OPM Reminds Employees to Use or Lose Annual Leave

Gts/Shutterstock.com

If government offices are quieter than usual this month, it’s because federal workers are racing to use their excess annual leave before the end of the current leave year.

The Office of Personnel Management has issued a reminder to employees and supervisors that they need to use or lose any annual leave they have over the maximum allowed for the year, which is 240 hours for most workers. The OPM memorandum from Director Katherine Archuleta directed employees to “properly” submit their leave requests for the next six weeks in writing prior to Nov. 30, the start of the third biweekly pay period, for use before the end of the current leave year. For most feds, that is Jan. 11, 2014.

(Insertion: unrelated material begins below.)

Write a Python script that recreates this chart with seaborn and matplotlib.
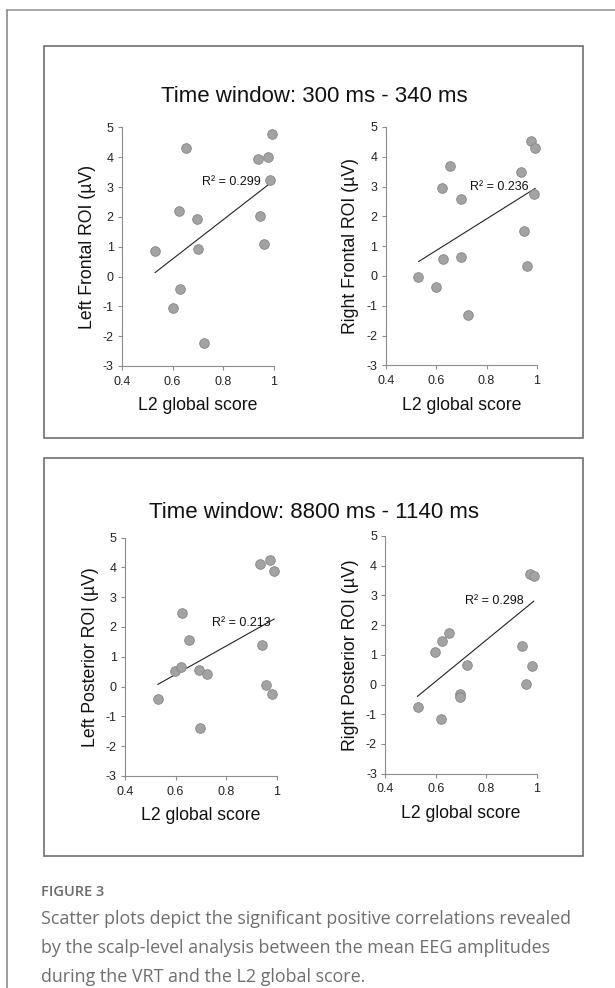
import numpy as np
import pandas as pd
import matplotlib
matplotlib.use('Agg')
import matplotlib.pyplot as plt
from matplotlib.patches import Rectangle
from matplotlib.lines import Line2D
import seaborn as sns

# values
lf_x = [0.532, 0.600, 0.624, 0.629, 0.653, 0.697, 0.700, 0.725, 0.938, 0.946, 0.961, 0.978, 0.986, 0.992]
lf_y = [0.87, -1.07, 2.21, -0.42, 4.31, 1.94, 0.92, -2.22, 3.96, 2.02, 1.09, 4.00, 3.24, 4.78]

rf_x = [0.530, 0.600, 0.622, 0.627, 0.654, 0.697, 0.699, 0.725, 0.938, 0.947, 0.960, 0.977, 0.993, 0.987]
rf_y = [-0.05, -0.38, 2.94, 0.58, 3.69, 2.59, 0.63, -1.31, 3.49, 1.51, 0.35, 4.54, 4.30, 2.74]

lp_x = [0.529, 0.597, 0.621, 0.626, 0.653, 0.693, 0.722, 0.697, 0.932, 0.971, 0.987, 0.941, 0.955, 0.980]
lp_y = [-0.42, 0.52, 0.66, 2.46, 1.57, 0.57, 0.42, -1.38, 4.10, 4.25, 3.88, 1.38, 0.06, -0.25]

rp_x = [0.528, 0.597, 0.623, 0.651, 0.621, 0.695, 0.696, 0.722, 0.942, 0.956, 0.983, 0.972, 0.989]
rp_y = [-0.74, 1.08, 1.45, 1.72, -1.16, -0.31, -0.42, 0.66, 1.31, 0.02, 0.64, 3.72, 3.67]

# linear trend lines (end points as drawn in the figure)
lf_fit_x, lf_fit_y = [0.530, 0.985], [0.13, 3.13]
rf_fit_x, rf_fit_y = [0.530, 0.993], [0.48, 2.94]
lp_fit_x, lp_fit_y = [0.529, 0.990], [0.07, 2.27]
rp_fit_x, rp_fit_y = [0.527, 0.989], [-0.40, 2.81]

ylabels = ['Left Frontal ROI (µV)', 'Right Frontal ROI (µV)',
           'Left Posterior ROI (µV)', 'Right Posterior ROI (µV)']
r2_labels = ['R² = 0.299', 'R² = 0.236', 'R² = 0.213', 'R² = 0.298']
titles = ['Time window: 300 ms - 340 ms', 'Time window: 8800 ms - 1140 ms']
xlabel = 'L2 global score'
xticks = [0.4, 0.6, 0.8, 1.0]
xticklabels = ['0.4', '0.6', '0.8', '1']
yticks = [-3, -2, -1, 0, 1, 2, 3, 4, 5]

caption_head = 'FIGURE 3'
caption_lines = ['Scatter plots depict the significant positive correlations revealed',
                 'by the scalp-level analysis between the mean EEG amplitudes',
                 'during the VRT and the L2 global score.']

sns.set_style('white')
plt.rcParams['font.family'] = ['Liberation Sans', 'DejaVu Sans']
plt.rcParams['axes.unicode_minus'] = False

W, H = 615, 988
fig = plt.figure(figsize=(W / 100, H / 100), dpi=100)


def px_box(x0, x1, y0, y1):
    # pixel box (top-left origin) -> figure fraction rect
    return [x0 / W, (H - y1) / H, (x1 - x0) / W, (y1 - y0) / H]


# outer page lines
fig.add_artist(Line2D([7 / W, 1], [1 - 10 / H, 1 - 10 / H], color='#9a9a9a', lw=1.2))
fig.add_artist(Line2D([7 / W, 7 / W], [0, 1 - 10 / H], color='#8a8a8a', lw=1.2))

# panel boxes
for (y0, y1) in [(46, 438), (458, 856)]:
    fig.add_artist(Rectangle((44 / W, (H - y1) / H), (583 - 44) / W, (y1 - y0) / H,
                             fill=False, edgecolor='#6f6f6f', lw=1.2))

fig.text(314 / W, 1 - 97 / H, titles[0], ha='center', va='center', fontsize=16, color='#111111')
fig.text(314 / W, 1 - 512 / H, titles[1], ha='center', va='center', fontsize=16, color='#111111')

rects = [px_box(122, 274, 127.5, 366), px_box(385.7, 537, 127, 365.3),
         px_box(125, 277, 537.5, 776), px_box(385.3, 536.7, 536, 773.7)]
data = [(lf_x, lf_y), (rf_x, rf_y), (lp_x, lp_y), (rp_x, rp_y)]
fits = [(lf_fit_x, lf_fit_y), (rf_fit_x, rf_fit_y), (lp_fit_x, lp_fit_y), (rp_fit_x, rp_fit_y)]
r2_pos = [(0.947, 3.18), (0.965, 2.97), (0.974, 2.14), (0.947, 2.80)]

for i, rect in enumerate(rects):
    ax = fig.add_axes(rect)
    df = pd.DataFrame({'x': data[i][0], 'y': data[i][1]})
    sns.lineplot(x=fits[i][0], y=fits[i][1], ax=ax, color='#222222', lw=0.8)
    sns.scatterplot(data=df, x='x', y='y', ax=ax, s=48, color='#a3a3a3',
                    edgecolor='#858585', linewidth=0.6, zorder=3, clip_on=False)
    ax.text(r2_pos[i][0], r2_pos[i][1], r2_labels[i], ha='right', va='center',
            fontsize=9, color='#111111')
    ax.set_xlim(0.4, 1.0)
    ax.set_ylim(-3, 5)
    ax.set_xticks(xticks)
    ax.set_xticklabels(xticklabels)
    ax.set_yticks(yticks)
    ax.set_xlabel(xlabel, fontsize=12.7, labelpad=7, color='#111111')
    ax.set_ylabel(ylabels[i], fontsize=12.7, labelpad=5, color='#111111')
    ax.tick_params(axis='both', which='both', direction='out', length=3, width=0.8,
                   color='#8c8c8c', labelsize=9, labelcolor='#222222', pad=3,
                   left=True, bottom=True)
    ax.tick_params(axis='x', pad=4)
    sns.despine(ax=ax)
    for sp in ['left', 'bottom']:
        ax.spines[sp].set_color('#8c8c8c')
        ax.spines[sp].set_linewidth(0.8)
    ax.set_facecolor('none')
    ax.grid(False)

fig.text(41 / W, 1 - 892 / H, caption_head, ha='left', va='center', fontsize=10.5,
         family=['Open Sans', 'DejaVu Sans'], weight='semibold', color='#6b6b6b')
for j, line in enumerate(caption_lines):
    fig.text(41 / W, 1 - (919 + 29 * j) / H, line, ha='left', va='center', fontsize=12.85,
             family=['Open Sans', 'DejaVu Sans'], color='#6e6e6e')

fig.savefig('out.png', dpi=100)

“Employees should make every effort to schedule excess annual leave (i.e., ‘use or lose’ leave) and supervisors should make every effort to approve such leave requests,” the memo stated.

If workers cannot burn up their excess leave by Jan. 11, they either forfeit the leave, or can request the government restore it due to exigency of public business, illness or injury, or administrative error. Exigency of public business means the employee’s work is so important to the agency, or the government (e.g., jury duty) that excess annual cannot be taken before the end of the current leave year. Employees also can donate their excess annual leave to help needy co-workers. Employees who receive restored leave must use it by the end of the leave year ending two years after the date the agency designates as the termination of exigency of public business, the date the ill employee returns to work, or after the date forfeited leave due to administrative error is restored, depending on the individual case.

OPM put out the memo in response to “numerous questions from agencies and employees” wondering whether the 16-day government shutdown in October or fiscal 2013 sequestration affected the use or lose policy. The two budget-related events “do not change the normal annual leave restoration procedures,” Archuleta wrote in the memo to chief human capital officers.

Separately, OPM issued guidance in October stating that furloughed employees will receive full credit for any annual and sick leave they accrued during the government shutdown. All agencies must adjust the accounts of furloughed employees “for proper recredit of any lost accrual of annual and sick leave due to being in a nonpay status,” that guidance said.